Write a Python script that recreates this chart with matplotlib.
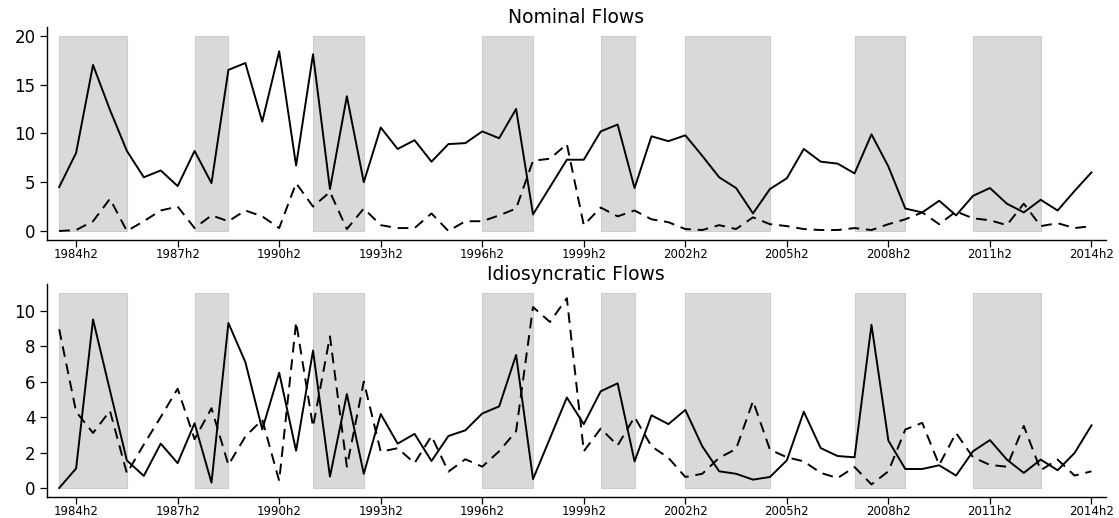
import matplotlib
matplotlib.use("Agg")
import matplotlib.pyplot as plt

plt.rcParams['font.family'] = ['DejaVu Sans']

# half-year periods 1984h1 .. 2014h2
periods = [f"{y}h{h}" for y in range(1984, 2015) for h in (1, 2)]

# shaded episodes (start, end) as period labels
shade_start = ["1984h1", "1988h1", "1991h2", "1996h2", "2000h1", "2002h2", "2007h2", "2011h1"]
shade_end = ["1986h1", "1989h1", "1993h1", "1998h1", "2001h1", "2005h1", "2009h1", "2013h1"]

nominal_solid = [4.5, 8.0, 17.0, 12.4, 8.2, 5.5, 6.2, 4.6, 8.2, 4.9,
                 16.5, 17.2, 11.2, 18.4, 6.7, 18.1, 4.3, 13.8, 5.0, 10.6,
                 8.4, 9.3, 7.1, 8.9, 9.0, 10.2, 9.5, 12.5, 1.7, 4.5,
                 7.3, 7.3, 10.2, 10.9, 4.4, 9.7, 9.2, 9.8, 7.7, 5.5,
                 4.4, 1.8, 4.3, 5.4, 8.4, 7.1, 6.9, 5.9, 9.9, 6.6,
                 2.3, 1.9, 3.1, 1.6, 3.6, 4.4, 2.8, 1.9, 3.2, 2.1,
                 4.1, 6.0]
nominal_dash = [0.0, 0.1, 1.0, 3.3, 0.0, 1.0, 2.1, 2.5, 0.3, 1.6,
                1.0, 2.1, 1.5, 0.3, 4.9, 2.5, 4.0, 0.2, 2.3, 0.6,
                0.3, 0.3, 1.8, 0.0, 1.0, 1.0, 1.6, 2.3, 7.2, 7.4,
                8.9, 0.6, 2.4, 1.5, 2.1, 1.2, 0.9, 0.2, 0.1, 0.6,
                0.2, 1.4, 0.7, 0.5, 0.2, 0.1, 0.1, 0.3, 0.1, 0.7,
                1.2, 1.9, 0.7, 2.0, 1.3, 1.1, 0.6, 2.8, 0.5, 0.8,
                0.3, 0.5]
idio_solid = [0.0, 1.1, 9.5, 5.5, 1.55, 0.68, 2.5, 1.4, 3.65, 0.3,
              9.3, 7.1, 3.3, 6.5, 2.1, 7.75, 0.64, 5.3, 0.8, 4.17,
              2.5, 3.05, 1.52, 2.93, 3.25, 4.2, 4.6, 7.5, 0.5, 2.8,
              5.1, 3.6, 5.45, 5.9, 1.5, 4.1, 3.6, 4.4, 2.35, 0.94,
              0.8, 0.47, 0.62, 1.56, 4.3, 2.25, 1.8, 1.73, 9.2, 2.67,
              1.07, 1.07, 1.28, 0.7, 2.07, 2.7, 1.6, 0.85, 1.6, 1.0,
              1.97, 3.53]
idio_dash = [8.95, 4.3, 3.1, 4.35, 0.83, 2.45, 4.0, 5.6, 2.75, 4.5,
             1.3, 2.9, 3.85, 0.4, 9.35, 3.45, 8.55, 1.2, 6.0, 2.05,
             2.24, 1.4, 2.93, 0.92, 1.62, 1.2, 2.07, 3.2, 10.2, 9.36,
             10.7, 2.07, 3.35, 2.4, 4.0, 2.35, 1.7, 0.62, 0.8, 1.7,
             2.2, 4.9, 2.16, 1.73, 1.5, 0.85, 0.56, 1.18, 0.2, 0.94,
             3.3, 3.67, 1.3, 3.1, 1.73, 1.3, 1.2, 3.5, 1.0, 1.6,
             0.7, 0.94]

tick_labels = ["1984h2", "1987h2", "1990h2", "1993h2", "1996h2", "1999h2",
               "2002h2", "2005h2", "2008h2", "2011h2", "2014h2"]

x = list(range(len(periods)))

fig = plt.figure(figsize=(11.19, 5.18), dpi=100)
ax1 = fig.add_axes([0.0417, 0.5367, 0.9464, 0.4106])
ax2 = fig.add_axes([0.0417, 0.0405, 0.9464, 0.4112])


def draw(ax, solid, dash, title, shade_top, ylim, yticks):
    for s, e in zip(shade_start, shade_end):
        ax.fill_between([periods.index(s), periods.index(e)], 0, shade_top,
                        facecolor="#d9d9d9", edgecolor="#cdcdcd", lw=0.8, zorder=1)
    ax.plot(x, solid, color="black", lw=1.4, zorder=3)
    ax.plot(x, dash, color="black", lw=1.4, dashes=(5.5, 3.5), zorder=3)
    ax.set_xlim(-0.74, 61.84)
    ax.set_ylim(*ylim)
    ax.set_yticks(yticks)
    ax.set_xticks([periods.index(t) for t in tick_labels])
    ax.set_xticklabels(tick_labels, fontsize=8.5)
    ax.tick_params(axis="y", labelsize=12, length=5, width=0.9, pad=3)
    ax.tick_params(axis="x", length=5, width=0.9, pad=1)
    for side in ("top", "right"):
        ax.spines[side].set_visible(False)
    for side in ("left", "bottom"):
        ax.spines[side].set_linewidth(1.0)
    ax.set_title(title, fontsize=13.5, pad=3)


draw(ax1, nominal_solid, nominal_dash, "Nominal Flows", 20, (-0.92, 20.86), [0, 5, 10, 15, 20])
draw(ax2, idio_solid, idio_dash, "Idiosyncratic Flows", 11, (-0.51, 11.5), [0, 2, 4, 6, 8, 10])

fig.savefig("out.png", dpi=100)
********
== Your objective ==
Working from the material above, transcribe it exactly while omitting pictures.

== The reply ==
Write a Python script that recreates this chart with matplotlib.
import matplotlib
matplotlib.use("Agg")
import matplotlib.pyplot as plt

plt.rcParams['font.family'] = ['DejaVu Sans']

# half-year periods 1984h1 .. 2014h2
periods = [f"{y}h{h}" for y in range(1984, 2015) for h in (1, 2)]

# shaded episodes (start, end) as period labels
shade_start = ["1984h1", "1988h1", "1991h2", "1996h2", "2000h1", "2002h2", "2007h2", "2011h1"]
shade_end = ["1986h1", "1989h1", "1993h1", "1998h1", "2001h1", "2005h1", "2009h1", "2013h1"]

nominal_solid = [4.5, 8.0, 17.0, 12.4, 8.2, 5.5, 6.2, 4.6, 8.2, 4.9,
                 16.5, 17.2, 11.2, 18.4, 6.7, 18.1, 4.3, 13.8, 5.0, 10.6,
                 8.4, 9.3, 7.1, 8.9, 9.0, 10.2, 9.5, 12.5, 1.7, 4.5,
                 7.3, 7.3, 10.2, 10.9, 4.4, 9.7, 9.2, 9.8, 7.7, 5.5,
                 4.4, 1.8, 4.3, 5.4, 8.4, 7.1, 6.9, 5.9, 9.9, 6.6,
                 2.3, 1.9, 3.1, 1.6, 3.6, 4.4, 2.8, 1.9, 3.2, 2.1,
                 4.1, 6.0]
nominal_dash = [0.0, 0.1, 1.0, 3.3, 0.0, 1.0, 2.1, 2.5, 0.3, 1.6,
                1.0, 2.1, 1.5, 0.3, 4.9, 2.5, 4.0, 0.2, 2.3, 0.6,
                0.3, 0.3, 1.8, 0.0, 1.0, 1.0, 1.6, 2.3, 7.2, 7.4,
                8.9, 0.6, 2.4, 1.5, 2.1, 1.2, 0.9, 0.2, 0.1, 0.6,
                0.2, 1.4, 0.7, 0.5, 0.2, 0.1, 0.1, 0.3, 0.1, 0.7,
                1.2, 1.9, 0.7, 2.0, 1.3, 1.1, 0.6, 2.8, 0.5, 0.8,
                0.3, 0.5]
idio_solid = [0.0, 1.1, 9.5, 5.5, 1.55, 0.68, 2.5, 1.4, 3.65, 0.3,
              9.3, 7.1, 3.3, 6.5, 2.1, 7.75, 0.64, 5.3, 0.8, 4.17,
              2.5, 3.05, 1.52, 2.93, 3.25, 4.2, 4.6, 7.5, 0.5, 2.8,
              5.1, 3.6, 5.45, 5.9, 1.5, 4.1, 3.6, 4.4, 2.35, 0.94,
              0.8, 0.47, 0.62, 1.56, 4.3, 2.25, 1.8, 1.73, 9.2, 2.67,
              1.07, 1.07, 1.28, 0.7, 2.07, 2.7, 1.6, 0.85, 1.6, 1.0,
              1.97, 3.53]
idio_dash = [8.95, 4.3, 3.1, 4.35, 0.83, 2.45, 4.0, 5.6, 2.75, 4.5,
             1.3, 2.9, 3.85, 0.4, 9.35, 3.45, 8.55, 1.2, 6.0, 2.05,
             2.24, 1.4, 2.93, 0.92, 1.62, 1.2, 2.07, 3.2, 10.2, 9.36,
             10.7, 2.07, 3.35, 2.4, 4.0, 2.35, 1.7, 0.62, 0.8, 1.7,
             2.2, 4.9, 2.16, 1.73, 1.5, 0.85, 0.56, 1.18, 0.2, 0.94,
             3.3, 3.67, 1.3, 3.1, 1.73, 1.3, 1.2, 3.5, 1.0, 1.6,
             0.7, 0.94]

tick_labels = ["1984h2", "1987h2", "1990h2", "1993h2", "1996h2", "1999h2",
               "2002h2", "2005h2", "2008h2", "2011h2", "2014h2"]

x = list(range(len(periods)))

fig = plt.figure(figsize=(11.19, 5.18), dpi=100)
ax1 = fig.add_axes([0.0417, 0.5367, 0.9464, 0.4106])
ax2 = fig.add_axes([0.0417, 0.0405, 0.9464, 0.4112])


def draw(ax, solid, dash, title, shade_top, ylim, yticks):
    for s, e in zip(shade_start, shade_end):
        ax.fill_between([periods.index(s), periods.index(e)], 0, shade_top,
                        facecolor="#d9d9d9", edgecolor="#cdcdcd", lw=0.8, zorder=1)
    ax.plot(x, solid, color="black", lw=1.4, zorder=3)
    ax.plot(x, dash, color="black", lw=1.4, dashes=(5.5, 3.5), zorder=3)
    ax.set_xlim(-0.74, 61.84)
    ax.set_ylim(*ylim)
    ax.set_yticks(yticks)
    ax.set_xticks([periods.index(t) for t in tick_labels])
    ax.set_xticklabels(tick_labels, fontsize=8.5)
    ax.tick_params(axis="y", labelsize=12, length=5, width=0.9, pad=3)
    ax.tick_params(axis="x", length=5, width=0.9, pad=1)
    for side in ("top", "right"):
        ax.spines[side].set_visible(False)
    for side in ("left", "bottom"):
        ax.spines[side].set_linewidth(1.0)
    ax.set_title(title, fontsize=13.5, pad=3)


draw(ax1, nominal_solid, nominal_dash, "Nominal Flows", 20, (-0.92, 20.86), [0, 5, 10, 15, 20])
draw(ax2, idio_solid, idio_dash, "Idiosyncratic Flows", 11, (-0.51, 11.5), [0, 2, 4, 6, 8, 10])

fig.savefig("out.png", dpi=100)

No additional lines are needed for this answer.